For dessert there was a choice of white chocolate mousse, semifreddo with pistachio praline, or roast fruit with spices, meringue, and cream. We chose the semifreddo, which was delicious. After eating, we retired to the lounge area again for half an hour or so before the night tour of the zoo.
At 20:10 we assembled with everyone else and climbed on board our buses again. This time we had Kate, one of the women who had been helping serve the dinner earlier. She was apparently fairly new at the zoo as she joked about having to learn everything and follow the other bus. The first stop for both buses was the African elephant enclosure, where we saw Cuddles, who was, as Kate explained, the only and last African elephant in Australia. Since African elephants are not endangered in the wild any more, there is no further breeding program for them in Australia, and so none can be imported any more. Instead, zoos will only have Asian elephants from now on, once Cuddles eventually dies, which could be another ten or more years.
Cuddles was hiding initially as our guides called her over for some food. They used high powered torches to illuminate the enclosure and Cuddles herself once she finally appeared. The tossed her a large plastic bottle which had peanuts inside. She needed to pick it up and shake them out into her trunk to get at them. The guide from the other bus explained that it was important to give the animals some mental exercise rather than just present their food directly to them.

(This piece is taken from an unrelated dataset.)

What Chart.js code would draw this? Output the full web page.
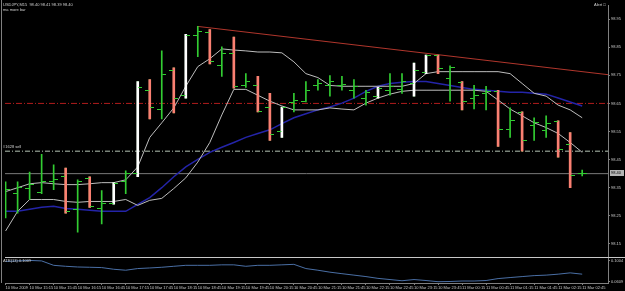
<!DOCTYPE html>
<html>
<head>
<meta charset="utf-8">
<script src="https://cdn.jsdelivr.net/npm/chart.js@4.4.1/dist/chart.umd.min.js"></script>
<style>
  html, body { margin: 0; padding: 0; background: #000; }
  #wrap { position: relative; width: 625px; height: 291px; overflow: hidden; }
  canvas { display: block; }
  .lbl { position: absolute; color: #d0d0d0; font-family: "Liberation Sans", Arial, sans-serif; font-size: 4px; line-height: 4px; white-space: nowrap; }
</style>
</head>
<body>
<div id="wrap">
  <canvas id="fx" width="625" height="291"></canvas>
  <div class="lbl" style="left:3px;top:3px">USDJPY,M15&nbsp; 98.40 98.41 98.39 98.40</div>
  <div class="lbl" style="left:3px;top:8px">ma more bar</div>
  <div class="lbl" style="left:594px;top:3px">Alert &#9633;</div>
  <div class="lbl" style="left:3px;top:145px">#1628 sell</div>
  <div class="lbl" style="left:3px;top:259px">ATR(13) 0.1009</div>
</div>
<script>
// USDJPY M15, 10 Mar 2009 14:45 -> 11 Mar 02:45
const opens  = [98.312, 98.329, 98.347, 98.333, 98.371, 98.389, 98.273, 98.382, 98.276, 98.294,
                98.371, 98.399, 98.697, 98.630, 98.767, 98.679, 98.893, 98.903, 98.784, 98.826,
                98.714, 98.714, 98.634, 98.550, 98.655, 98.658, 98.714, 98.714, 98.714, 98.697,
                98.669, 98.676, 98.697, 98.700, 98.721, 98.760, 98.819, 98.739, 98.725, 98.669,
                98.686, 98.693, 98.556, 98.616, 98.571, 98.553, 98.585, 98.504, 98.402];
const highs  = [98.371, 98.371, 98.406, 98.469, 98.431, 98.420, 98.378, 98.389, 98.340, 98.368,
                98.410, 98.728, 98.735, 98.837, 98.777, 98.896, 98.924, 98.913, 98.851, 98.886,
                98.756, 98.746, 98.686, 98.637, 98.686, 98.728, 98.735, 98.749, 98.746, 98.735,
                98.697, 98.707, 98.756, 98.756, 98.794, 98.822, 98.822, 98.784, 98.728, 98.714,
                98.711, 98.697, 98.634, 98.620, 98.599, 98.606, 98.588, 98.546, 98.413];
const lows   = [98.242, 98.259, 98.308, 98.329, 98.343, 98.259, 98.192, 98.280, 98.221, 98.291,
                98.329, 98.389, 98.595, 98.595, 98.616, 98.669, 98.816, 98.791, 98.746, 98.704,
                98.707, 98.620, 98.518, 98.529, 98.620, 98.655, 98.697, 98.676, 98.697, 98.669,
                98.644, 98.669, 98.679, 98.686, 98.676, 98.756, 98.756, 98.658, 98.627, 98.630,
                98.627, 98.497, 98.529, 98.480, 98.518, 98.529, 98.459, 98.350, 98.392];
const closes = [98.343, 98.350, 98.361, 98.371, 98.378, 98.266, 98.371, 98.284, 98.294, 98.364,
                98.399, 98.707, 98.637, 98.753, 98.669, 98.893, 98.907, 98.798, 98.826, 98.711,
                98.728, 98.623, 98.539, 98.634, 98.662, 98.697, 98.721, 98.728, 98.718, 98.711,
                98.690, 98.704, 98.711, 98.728, 98.767, 98.819, 98.774, 98.777, 98.658, 98.679,
                98.693, 98.556, 98.588, 98.518, 98.581, 98.578, 98.487, 98.392, 98.402];
// g = plain bar, r = salmon overlay, w = white overlay
const barKinds = ['g','g','g','g','g','r','g','r','g','w',
                  'g','w','r','g','r','w','g','r','g','r',
                  'g','r','r','w','g','g','g','g','g','g',
                  'g','w','g','g','w','w','r','g','r','g',
                  'g','r','g','r','g','g','r','r','g'];

const maFast = [98.336, 98.350, 98.364, 98.368, 98.364, 98.361, 98.361, 98.364, 98.368, 98.368,
                98.378, 98.424, 98.529, 98.581, 98.634, 98.711, 98.781, 98.809, 98.844, 98.840,
                98.837, 98.833, 98.833, 98.830, 98.798, 98.756, 98.742, 98.714, 98.711, 98.711,
                98.711, 98.711, 98.711, 98.711, 98.721, 98.756, 98.763, 98.763, 98.763, 98.763,
                98.763, 98.763, 98.756, 98.721, 98.686, 98.676, 98.644, 98.627, 98.599];
const maSlow = [98.196, 98.266, 98.308, 98.308, 98.308, 98.301, 98.298, 98.301, 98.301, 98.301,
                98.308, 98.287, 98.305, 98.312, 98.347, 98.385, 98.441, 98.511, 98.609, 98.700,
                98.700, 98.679, 98.658, 98.641, 98.627, 98.627, 98.627, 98.634, 98.630, 98.627,
                98.651, 98.669, 98.683, 98.693, 98.697, 98.697, 98.697, 98.697, 98.697, 98.697,
                98.693, 98.662, 98.630, 98.606, 98.581, 98.564, 98.543, 98.511, 98.476];
const maBlue = [98.266, 98.266, 98.273, 98.280, 98.284, 98.276, 98.273, 98.270, 98.266, 98.266,
                98.266, 98.291, 98.315, 98.350, 98.389, 98.424, 98.451, 98.476, 98.494, 98.511,
                98.529, 98.543, 98.556, 98.578, 98.599, 98.613, 98.627, 98.637, 98.651, 98.669,
                98.693, 98.711, 98.721, 98.725, 98.728, 98.728, 98.721, 98.714, 98.707, 98.700,
                98.697, 98.693, 98.690, 98.690, 98.686, 98.683, 98.669, 98.655, 98.641];
const atr    = [0.0986, 0.0995, 0.1004, 0.0995, 0.0913, 0.0895, 0.0882, 0.0877, 0.0871, 0.0840,
                0.0822, 0.0853, 0.0864, 0.0877, 0.0895, 0.0913, 0.0913, 0.0913, 0.0922, 0.0922,
                0.0895, 0.0913, 0.0913, 0.0922, 0.0931, 0.0853, 0.0822, 0.0786, 0.0758, 0.0731,
                0.0704, 0.0671, 0.0649, 0.0627, 0.0649, 0.0631, 0.0609, 0.0613, 0.0622, 0.0622,
                0.0631, 0.0667, 0.0686, 0.0704, 0.0722, 0.0731, 0.0749, 0.0773, 0.0749];

const trendX = [16, 50.2];
const trendY = [98.924, 98.752];
const redLevel = 98.65;
const sellLevel = 98.48;
const bidLevel = 98.40;

const timeLabels = ['10 Mar 2009', '10 Mar 15:15', '10 Mar 15:45', '10 Mar 16:15', '10 Mar 16:45',
                    '10 Mar 17:15', '10 Mar 17:45', '10 Mar 18:15', '10 Mar 18:45', '10 Mar 19:15',
                    '10 Mar 19:45', '10 Mar 20:15', '10 Mar 20:45', '10 Mar 21:15', '10 Mar 21:45',
                    '10 Mar 22:15', '10 Mar 22:45', '10 Mar 23:15', '10 Mar 23:45', '11 Mar 00:15',
                    '11 Mar 00:45', '11 Mar 01:15', '11 Mar 01:45', '11 Mar 02:15', '11 Mar 02:45'];
const priceTicks = [98.15, 98.20, 98.25, 98.30, 98.35, 98.40, 98.45, 98.50, 98.55,
                    98.60, 98.65, 98.70, 98.75, 98.80, 98.85, 98.90, 98.95, 99.00];
const atrTicks = [0.0609, 0.1004];

const GREEN = '#32cd32';
const SALMON = '#fa8072';
const AXIS = '#808080';
const TEXT = '#c8c8c8';
const X_MIN = -0.05, X_MAX = 50.15;

// little open/close ticks as point images
function tickImage(left) {
  const c = document.createElement('canvas');
  c.width = 9; c.height = 1;
  const g = c.getContext('2d');
  g.fillStyle = GREEN;
  g.fillRect(left ? 0 : 5, 0, 4, 1);
  return c;
}

const idx = opens.map((_, i) => i);
const ranges = idx.map(i => ({ x: i, y: [lows[i], highs[i]] }));
const overlay = k => idx.filter(i => barKinds[i] === k).map(i => ({ x: i, y: [lows[i], highs[i]] }));
const series = arr => arr.map((v, i) => ({ x: i, y: v }));
const level = v => [{ x: X_MIN, y: v }, { x: X_MAX, y: v }];

const frame = {
  id: 'frame',
  afterDraw(chart) {
    const { ctx, chartArea: a } = chart;
    const y = chart.scales.y, y2 = chart.scales.y2;
    ctx.save();
    ctx.lineWidth = 1;
    ctx.strokeStyle = '#c8c8c8';
    const sep = Math.round(Math.min(y.bottom, y2.top)) + 0.5;
    ctx.beginPath(); ctx.moveTo(a.left, sep); ctx.lineTo(chart.width, sep); ctx.stroke();
    ctx.strokeStyle = AXIS;
    ctx.beginPath(); ctx.moveTo(1.5, 0); ctx.lineTo(1.5, a.bottom); ctx.stroke();
    // bid price box on the axis
    const last = closes[closes.length - 1];
    const py = Math.round(y.getPixelForValue(last));
    ctx.fillStyle = '#b4b4b4';
    ctx.fillRect(a.right + 2, py - 3, 14, 6);
    ctx.fillStyle = '#000';
    ctx.font = '4px "Liberation Sans", Arial, sans-serif';
    ctx.textBaseline = 'middle';
    ctx.fillText(last.toFixed(2), a.right + 3, py);
    ctx.restore();
  }
};

new Chart(document.getElementById('fx'), {
  data: {
    datasets: [
      { type: 'scatter', data: series(opens), pointStyle: tickImage(true), pointRadius: 3, order: 0 },
      { type: 'scatter', data: series(closes), pointStyle: tickImage(false), pointRadius: 3, order: 0 },
      { type: 'bar', data: overlay('r'), backgroundColor: SALMON, barThickness: 2, grouped: false, order: 1 },
      { type: 'bar', data: overlay('w'), backgroundColor: '#ffffff', barThickness: 2, grouped: false, order: 1 },
      { type: 'bar', data: ranges, backgroundColor: GREEN, barThickness: 1, grouped: false, order: 2 },
      { type: 'line', data: series(maFast), borderColor: '#bdbdbd', borderWidth: 1, pointRadius: 0, order: 3 },
      { type: 'line', data: series(maSlow), borderColor: '#bdbdbd', borderWidth: 1, pointRadius: 0, order: 3 },
      { type: 'line', data: series(maBlue), borderColor: '#2424a8', borderWidth: 1.5, pointRadius: 0, order: 3 },
      { type: 'line', data: trendX.map((x, i) => ({ x, y: trendY[i] })), borderColor: '#b0362c', borderWidth: 1, pointRadius: 0, order: 3 },
      { type: 'line', data: level(redLevel), borderColor: '#b01c1c', borderWidth: 1, borderDash: [6, 2, 1, 2], pointRadius: 0, order: 4 },
      { type: 'line', data: level(sellLevel), borderColor: '#b4c4b4', borderWidth: 1, borderDash: [5, 2, 1, 2], pointRadius: 0, order: 4 },
      { type: 'line', data: level(bidLevel), borderColor: '#7a7a7a', borderWidth: 1, pointRadius: 0, order: 4 },
      { type: 'line', data: series(atr), yAxisID: 'y2', borderColor: '#4a6fa5', borderWidth: 1, pointRadius: 0, order: 3 }
    ]
  },
  options: {
    responsive: false,
    animation: false,
    events: [],
    layout: { padding: { left: 2, top: 0, right: 0, bottom: 0 } },
    plugins: { legend: { display: false }, tooltip: { enabled: false } },
    scales: {
      x: {
        type: 'linear', min: X_MIN, max: X_MAX, offset: false,
        afterBuildTicks: s => { s.ticks = timeLabels.map((_, k) => ({ value: 2 * k })); },
        afterFit: s => { s.height = 8; },
        ticks: {
          callback: (v, k) => timeLabels[k],
          color: TEXT, font: { size: 4, family: '"Liberation Sans", Arial, sans-serif' },
          align: 'start', maxRotation: 0, autoSkip: false, padding: 0
        },
        grid: { drawOnChartArea: false, tickLength: 2, color: AXIS, offset: false },
        border: { color: AXIS }
      },
      y: {
        position: 'right', stack: 'panes', stackWeight: 257,
        min: 98.1017, max: 99.0003,
        afterBuildTicks: s => { s.ticks = priceTicks.map(v => ({ value: v })); },
        afterFit: s => { s.width = 17; },
        ticks: {
          callback: v => v.toFixed(2),
          color: TEXT, font: { size: 4, family: '"Liberation Sans", Arial, sans-serif' }, padding: 1
        },
        grid: { drawOnChartArea: false, tickLength: 2, color: AXIS },
        border: { color: AXIS }
      },
      y2: {
        position: 'right', stack: 'panes', stackWeight: 26,
        min: 0.0585, max: 0.1059,
        afterBuildTicks: s => { s.ticks = atrTicks.map(v => ({ value: v })); },
        afterFit: s => { s.width = 17; },
        ticks: {
          callback: v => v.toFixed(4),
          color: TEXT, font: { size: 4, family: '"Liberation Sans", Arial, sans-serif' }, padding: 1
        },
        grid: { drawOnChartArea: false, tickLength: 2, color: AXIS },
        border: { color: AXIS }
      }
    }
  },
  plugins: [frame]
});
</script>
</body>
</html>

Leaving Cuddles, the buses separated and we went first to Happy the hippo. Kate explained that hippos normally emerged from the water to graze at night, so they fed them at night. She tossed him a block of cut grass and Happy emerged from the water and strolled over to much on it, taking several minutes to gobble it down while Kate talked about hippos. She said they secreted a reddish substance from their skins which protected them from the sun and acted as an antibiotic if their skin got cut. Small fish enter their mouths to clean their teeth. And they poop in the water, but wiggle their tails as they do so, so it breaks up rather than forms floating clumps.
Tiger, tiger, burning bright.
Leaving Happy, we continued on to the tiger night enclosures, where the other bus was just leaving. The other guide said none of the tigers were cooperating tonight, both hiding in the back of their enclosures. Kate said oh well, we had to try and maybe we'd be luckier. As it turned out, we were very lucky, as when we arrived one of the tigers was sitting close to the front and eating a big chunk of meat. Even behind the second safety fence set back from the main fence, the tiger was only about four metres away and we got a good close look at him. And it got even better as Kate then fed him more small pieces of meat, holding them in tongs through the bars of the fence. The tiger came right up to the fence, less than two metres from where we were standing, and grabbed the meat. Kate pointed out the crossbars welded onto the tongs to make it sure they couldn't be pulled through the fence. She said the added those after one set of tongs disappeared into the tiger enclosure a while back.
That formed an amazing conclusion to our night tour, and Kate drove us back to our cabins to turn in for the night. We had showers and set the alarm for 06:30 for tomorrow's dawn tour.